1. General Statutes § 14-227b is commonly referred to as the implied consent statute. Santiago v. Commissioner of Motor Vehicles, 134 Conn. App. 668, 674, 39 A.3d 1224 (2012).Section § 14-227b provides in relevant part: “(a) Any person who operates a motor vehicle in this state shall be deemed to have given such person's consent to a chemical analysis of such person's blood, breath or urine and, if such person is a minor, such person's parent or parents or guardian shall also be deemed to have given their consent. ․“(c) If the person arrested refuses to submit to such test or analysis ․ the police officer, acting on behalf of the Commissioner of Motor Vehicles, shall immediately revoke and take possession of the motor vehicle operator's license ․ The police officer shall prepare a report of the incident and shall mail or otherwise transmit in accordance with this subsection the report and a copy of the results of any chemical test or analysis to the Department of Motor Vehicles within three business days. ․“(e) (1) ․ [T]he Commissioner of Motor Vehicles may suspend any operator's license or nonresident operating privilege of such person effective as of a date certain, which date shall be not later than thirty days after the date such person received notice of such person's arrest by the police officer. Any person whose operator's license or nonresident operating privilege has been suspended in accordance with this subdivision shall automatically be entitled to a hearing before the commissioner to be held in accordance with the provisions of chapter 54 and prior to the effective date of the suspension. The commissioner shall send a suspension notice to such person informing such person that such person's operator's license or nonresident operating privilege is suspended as of a date certain and that such person is entitled to a hearing prior to the effective date of the suspension and may schedule such hearing by contacting the Department of Motor Vehicles not later than seven days after the date of mailing of such suspension notice. ․”

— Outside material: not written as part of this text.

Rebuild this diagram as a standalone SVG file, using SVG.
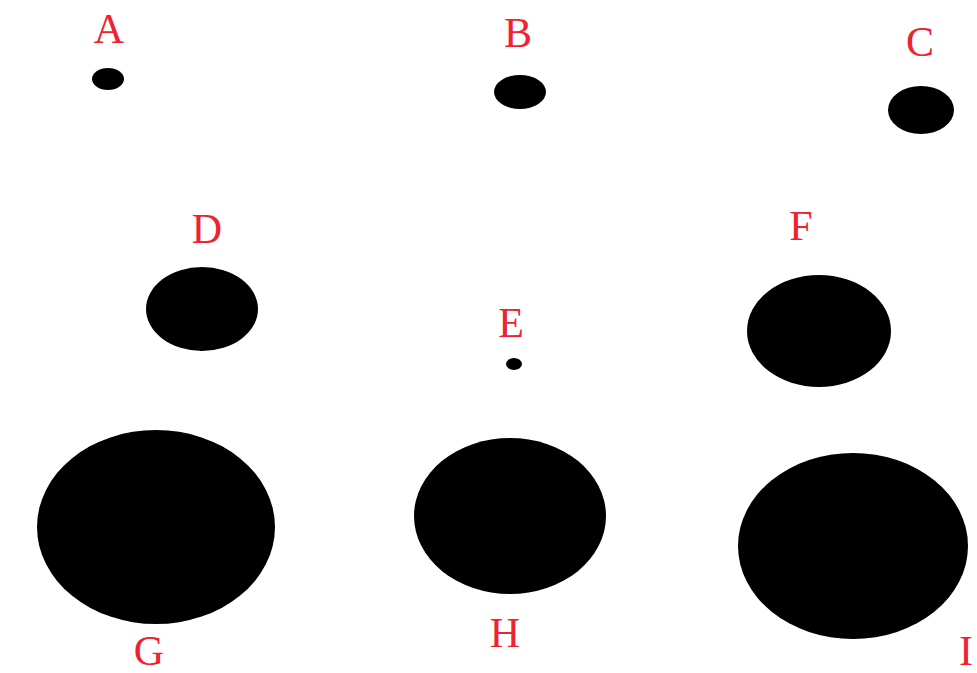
<svg xmlns="http://www.w3.org/2000/svg" width="977" height="673" viewBox="0 0 977 673">
<style>
.lbl{font-family:"Liberation Serif",serif;font-size:42px;fill:#ee2230;text-anchor:middle}
.dot{fill:#000}
</style>
<rect width="977" height="673" fill="#fff"/>
<g id="A"><ellipse class="dot" cx="108" cy="79" rx="16" ry="11"/><text class="lbl" x="109" y="43">A</text></g>
<g id="B"><ellipse class="dot" cx="520" cy="92" rx="26" ry="17"/><text class="lbl" x="518" y="47">B</text></g>
<g id="C"><ellipse class="dot" cx="921" cy="110" rx="33" ry="24"/><text class="lbl" x="920" y="56">C</text></g>
<g id="D"><ellipse class="dot" cx="202" cy="309" rx="56" ry="42"/><text class="lbl" x="207" y="243">D</text></g>
<g id="E"><ellipse class="dot" cx="514" cy="364" rx="8" ry="6"/><text class="lbl" x="511" y="337">E</text></g>
<g id="F"><ellipse class="dot" cx="819" cy="331" rx="72" ry="56"/><text class="lbl" x="801" y="240">F</text></g>
<g id="G"><ellipse class="dot" cx="156" cy="527" rx="119" ry="97"/><text class="lbl" x="149" y="665">G</text></g>
<g id="H"><ellipse class="dot" cx="510" cy="516" rx="96" ry="78"/><text class="lbl" x="505" y="647">H</text></g>
<g id="I"><ellipse class="dot" cx="853" cy="546" rx="115" ry="93"/><text class="lbl" x="966" y="665">I</text></g>
</svg>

2. General Statutes § 14-227a (a) provides in relevant part: “No person shall operate a motor vehicle while under the influence of intoxicating liquor or any drug or both. A person commits the offense of operating a motor vehicle while under the influence of intoxicating liquor or any drug or both if such person operates a motor vehicle (1) while under the influence of intoxicating liquor or any drug or both, or (2) while such person has an elevated blood alcohol content. ․”
3. The plaintiff also was charged with evading responsibility in violation of General Statutes § 14-224 (a) and (b), and failure to drive right in violation of General Statutes § 14-230. Those charges are not at issue in this appeal.